Gatwick Airport Drama Uncovers Scary Truth About Consumer Drones
One of the amazing things about the recent drone incident at London Gatwick is that the appearance of two unmanned aerial vehicles flying into operational runway space prompted the closure of Britain’s second-busiest airport for more than a day. With further sightings of drones, Gatwick only reopened to limited service after a 36-hour interruption, and those responsible for operating the drone remain at large.
This is by no means the first incident of drones causing problems at airports — there have been similar incidents in Canada, Dubai, Poland, and China. But the event at Gatwick is unusual in both the length of its duration and the presence and repeated use of multiple drones.
The growing availability and affordability of consumer drones means that risks to airports, and other secure spaces will rise — and the countermeasures currently deployed against them leave room for improvement and need to be more widely adopted.
A study by the Remote Control Project estimates that around 200,000 drones are being sold for civilian use around the world every month. Readily available from a range of online and high-street outlets, drones are becoming more commonplace and more affordable for the hobbyist.
As they move from a niche product to a more mainstream device, they have also caught the eye of a growing number of hostile groups — and state militaries, as well as terrorists and other non-state actors, are increasingly deploying drones on the battlefield.
The Islamic State, for example, has used drones to drop explosives, to observe and direct fire for others, and to capture footage for propaganda. Elsewhere drones have been used to cause disruption at home, such as the drone “assassination attempt” on the Venezuelan president, Nicolas Maduro, in August 2018.
The incident at Gatwick has not been labeled a “terrorist event,” but whether “criminal, careless, or clueless” it demonstrates that even consumer drones can cause risk to life and economic activity, despite being unarmed.

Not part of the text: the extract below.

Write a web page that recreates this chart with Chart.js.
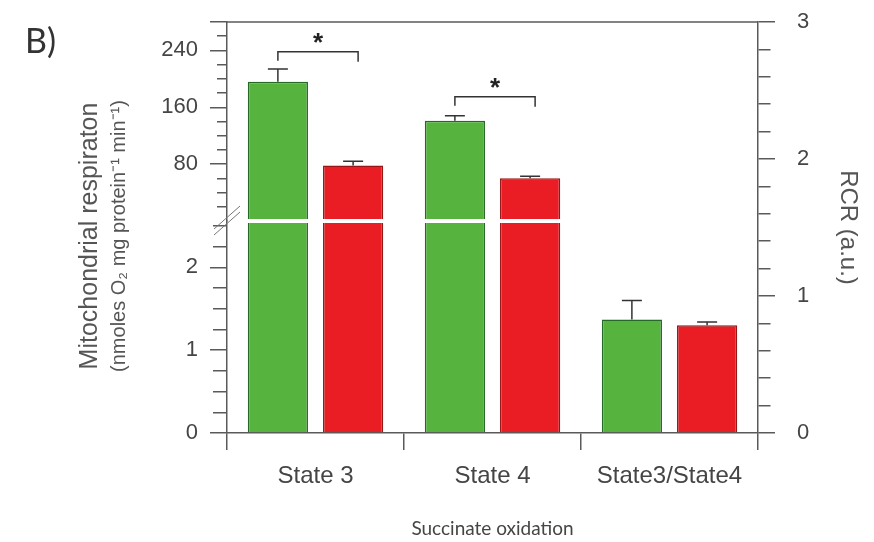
<!DOCTYPE html>
<html>
<head>
<meta charset="utf-8">
<script src="https://cdn.jsdelivr.net/npm/chart.js@4/dist/chart.umd.min.js"></script>
<style>
  html, body { margin: 0; padding: 0; background: #fff; }
  #wrap { width: 874px; height: 542px; }
</style>
</head>
<body>
<div id="wrap"><canvas id="chart" width="874" height="542"></canvas></div>
<script>
// Succinate oxidation: mitochondrial respiration (State 3, State 4) and RCR
const categories = ['State 3', 'State 4', 'State3/State4'];
const controlMean = [196, 141, 1.37];
const controlSem  = [18, 7, 0.23];
const treatedMean = [78, 60, 1.30];
const treatedSem  = [6, 3, 0.04];
// values read on the upper (broken) part of the left axis
const onUpperAxis = [true, true, false];
// significance brackets (height on the upper axis) and their marks
const bracketLevel = [238, 175, null];
const bracketMark  = ['*', '*', null];

const lowerTickLabels = [0, 1, 2];
const upperTickLabels = [80, 160, 240];
const rcrTickLabels   = [0, 1, 2, 3];

const AXIS = '#5a5a5a';
const TEXT = '#454545';
const SANS = "'Liberation Sans', Arial, sans-serif";
const GREEN = 'rgb(86,180,62)', GREEN_EDGE = 'rgb(38,104,38)';
const RED = 'rgb(234,28,36)', RED_EDGE = 'rgb(150,22,22)';

const near = (a, b) => Math.abs(a - b) < 1e-6;
const upperOnly = arr => arr.map((v, i) => onUpperAxis[i] ? v : null);

// fixed box width for a vertical axis; label overflow is handled by the page margins
function fixWidth(w) {
  return s => { s.width = w; s.paddingTop = 0; s.paddingBottom = 0; };
}

function barSet(label, data, axis, stack, fill, edge) {
  return {
    label, data, yAxisID: axis, stack,
    backgroundColor: fill, borderColor: edge, borderWidth: 1.5,
    categoryPercentage: 0.85, barPercentage: 0.8
  };
}

const decor = {
  id: 'decor',
  afterDatasetsDraw(chart) {
    const ctx = chart.ctx, area = chart.chartArea;
    const yLow = chart.scales.yLow, yHigh = chart.scales.yHigh;
    const breakY = yLow.top;

    // white gap where the bars cross the axis break
    ctx.save();
    ctx.fillStyle = '#ffffff';
    ctx.fillRect(area.left + 1, breakY - 2, area.right - area.left - 2, 4);
    ctx.restore();

    // error bars (mean + SEM)
    const groups = [
      { mean: controlMean, sem: controlSem, low: 0, high: 2 },
      { mean: treatedMean, sem: treatedSem, low: 1, high: 3 }
    ];
    ctx.save();
    ctx.strokeStyle = '#333';
    ctx.lineWidth = 1.5;
    groups.forEach(g => {
      g.mean.forEach((m, i) => {
        const upper = onUpperAxis[i];
        const scale = upper ? yHigh : yLow;
        const bar = chart.getDatasetMeta(upper ? g.high : g.low).data[i];
        const top = scale.getPixelForValue(m);
        const tip = scale.getPixelForValue(m + g.sem[i]);
        ctx.beginPath();
        ctx.moveTo(bar.x, top);
        ctx.lineTo(bar.x, tip);
        ctx.moveTo(bar.x - 10, tip);
        ctx.lineTo(bar.x + 10, tip);
        ctx.stroke();
      });
    });

    // significance brackets
    bracketLevel.forEach((lvl, i) => {
      if (lvl === null) return;
      const a = chart.getDatasetMeta(2).data[i];
      const b = chart.getDatasetMeta(3).data[i];
      const y = yHigh.getPixelForValue(lvl);
      ctx.beginPath();
      ctx.moveTo(a.x, y + 9);
      ctx.lineTo(a.x, y);
      ctx.lineTo(b.x + 5, y);
      ctx.lineTo(b.x + 5, y + 10);
      ctx.stroke();
      ctx.fillStyle = '#222';
      ctx.font = 'bold 26px ' + SANS;
      ctx.textAlign = 'center';
      ctx.textBaseline = 'middle';
      ctx.fillText(bracketMark[i], (a.x + b.x + 5) / 2, y - 8);
    });
    ctx.restore();
  },
  afterDraw(chart) {
    const ctx = chart.ctx, area = chart.chartArea;
    const breakY = chart.scales.yLow.top;
    ctx.save();
    // top frame
    ctx.strokeStyle = AXIS;
    ctx.lineWidth = 1.5;
    ctx.beginPath();
    ctx.moveTo(area.left, area.top);
    ctx.lineTo(area.right, area.top);
    ctx.stroke();

    // axis break marks
    ctx.lineWidth = 1;
    ctx.strokeStyle = '#777';
    [-3, 3].forEach(d => {
      ctx.beginPath();
      ctx.moveTo(area.left - 13, breakY + d + 11);
      ctx.lineTo(area.left + 13, breakY + d - 12);
      ctx.stroke();
    });

    // panel letter
    ctx.fillStyle = '#333';
    ctx.font = '34px Lato, ' + SANS;
    ctx.textAlign = 'left';
    ctx.textBaseline = 'alphabetic';
    ctx.fillText('B)', 25, 53);

    // left axis title, two lines
    ctx.fillStyle = '#555';
    ctx.textAlign = 'center';
    ctx.textBaseline = 'middle';
    ctx.translate(90, 236);
    ctx.rotate(-Math.PI / 2);
    ctx.font = '25px ' + SANS;
    ctx.fillText('Mitochondrial respiraton', 0, 0);
    ctx.font = '20px ' + SANS;
    ctx.fillText('(nmoles O\u2082 mg protein\u207B\u00B9 min\u207B\u00B9)', 0, 29);
    ctx.restore();
  }
};

new Chart(document.getElementById('chart'), {
  type: 'bar',
  data: {
    labels: categories,
    datasets: [
      barSet('Control', controlMean, 'yLow', 'control', GREEN, GREEN_EDGE),
      barSet('Treated', treatedMean, 'yLow', 'treated', RED, RED_EDGE),
      barSet('Control', upperOnly(controlMean), 'yHigh', 'control', GREEN, GREEN_EDGE),
      barSet('Treated', upperOnly(treatedMean), 'yHigh', 'treated', RED, RED_EDGE)
    ]
  },
  options: {
    responsive: false,
    animation: false,
    layout: { padding: { top: 22, left: 0, right: 0, bottom: 0 } },
    plugins: { legend: { display: false }, tooltip: { enabled: false }, title: { display: false } },
    scales: {
      x: {
        type: 'category',
        stacked: true,
        offset: true,
        grid: { offset: true, drawOnChartArea: false, tickLength: 17, color: AXIS, lineWidth: 1.5 },
        border: { display: true, color: AXIS, width: 1.5 },
        ticks: { font: { family: SANS, size: 24 }, color: TEXT, padding: 12, maxRotation: 0, autoSkip: false },
        title: {
          display: true, text: 'Succinate oxidation',
          font: { family: 'Lato, ' + SANS, size: 19 }, color: TEXT,
          padding: { top: 0, bottom: 2 }
        },
        afterFit(s) { s.height = 109; }
      },
      yLow: {
        type: 'linear', position: 'left', stack: 'left', stackWeight: 212, stacked: false,
        min: 0, max: 2.56,
        ticks: {
          stepSize: 0.25, includeBounds: false, autoSkip: false, padding: 12,
          font: { family: SANS, size: 22 }, color: TEXT,
          callback: v => lowerTickLabels.some(t => near(t, v)) ? String(Math.round(v)) : ''
        },
        grid: {
          drawOnChartArea: false, tickLength: 17, color: AXIS, lineWidth: 1.5,
          tickBorderDash: c => near(c.tick.value, Math.round(c.tick.value)) ? [] : [0, 3, 14, 100]
        },
        border: { color: AXIS, width: 1.5 },
        afterFit: fixWidth(227)
      },
      yHigh: {
        type: 'linear', position: 'left', stack: 'left', stackWeight: 199, stacked: false,
        min: 0, max: 280,
        ticks: {
          stepSize: 20, includeBounds: false, autoSkip: false, padding: 12,
          font: { family: SANS, size: 22 }, color: TEXT,
          callback: v => upperTickLabels.includes(v) ? String(v) : ''
        },
        grid: {
          drawOnChartArea: false, tickLength: 17, lineWidth: 1.5,
          color: c => c.tick && c.tick.value === 0 ? 'rgba(0,0,0,0)' : AXIS,
          tickColor: c => c.tick && c.tick.value === 0 ? 'rgba(0,0,0,0)' : AXIS,
          tickBorderDash: c => (c.tick.value % 80 === 0 || c.tick.value === 280) ? [] : [0, 7, 10, 100]
        },
        border: { color: AXIS, width: 1.5 },
        afterFit: fixWidth(227)
      },
      yR: {
        type: 'linear', position: 'right', min: 0, max: 3,
        ticks: {
          stepSize: 0.2, autoSkip: false, padding: 22,
          font: { family: SANS, size: 22 }, color: TEXT,
          callback: v => rcrTickLabels.some(t => near(t, v)) ? String(Math.round(v)) : ''
        },
        grid: {
          drawOnChartArea: false, tickLength: 17, color: AXIS, lineWidth: 1.5,
          tickBorderDash: c => near(c.tick.value, Math.round(c.tick.value)) ? [] : [12, 100]
        },
        border: { color: AXIS, width: 1.5 },
        title: {
          display: true, text: 'RCR (a.u.)',
          font: { family: SANS, size: 24 }, color: '#555',
          padding: { top: 12, bottom: 0 }
        },
        afterFit: fixWidth(116)
      }
    }
  },
  plugins: [decor]
});
</script>
</body>
</html>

Sussex Police have referred to the at-large drone pilot’s actions as “deliberate disruption.” At a recent Countering Drones conference I spoke precisely about how both consumer and DIY drones may be flown and modified to do this. Delegates at the conference debated, lamented, and reflected on the potential responses to such deliberate disruptions, considering their potential effects on crowds, sensitive infrastructure, or at political events.
The presence of an unknown drone can both unnerve and cause panic — and this could be further amplified, considering the potential for drones to be outfitted with weapons, or means to disperse hazardous materials.
In seeking to future proof how we think about drones and their risks, it is worth considering how drone technology and software is developing. There are now intelligent flight modes that allow drones to track and follow designated individuals, basic swarming functionalities that allow multiple drones to act in coordination, and the livestreaming of images to social media, meaning that drones can potentially be used for live propaganda.
A question frequently asked is, for example at Gatwick, why don’t the police shoot down the drone? While armed police were present and joined by specialists from the armed forces, apprehending operators remains difficult because of their distance from their drone. It is dangerous to shoot down a drone due to the risks of falling objects and stray bullets, but due to their small size drones are also difficult to detect before they are close enough to become a problem.
There has been, however, a boom in the development of a range of countermeasures designed to stop drones. A recent report by Arthur Holland Michel of the Center for the Study of the Drone profiled more than 230 products produced by 155 manufacturers designed to counter drones.
Among them are those which seek to detect and alert users of approaching drones, to impede and stall drones through GPS and radio jamming or the embedding of electronic tagging and geo-fencing software, which prevent drones from being used near sensitive locations such as airports, prisons, or power stations. There are also ways to intercept and capture the drones using net-equipped drones and guns. Dutch national police have even trained eagles to intercept drones.
But countermeasures are inherently limited due to their implementation cost and cost-effectiveness — as well as by legislation that governs the electromagnetic spectrum in which they function. Numerous reports have shown how preventative defences built into drones such as geo-fencing or altitude restrictions can be tampered with, overridden, or even simply switched off.
So there remains a serious difficulty in enforcing drone use and apprehending those that act illegally, despite recent convictions of those using consumer drones to transport contraband into UK prisons. It’s not the first time Gatwick Airport has had to contend with an errant drone, but this occasion should be a wake-up call to the need for reliable and affordable countermeasures, and the need to think more creatively about the potential risks posed by (multiple) drones more widely.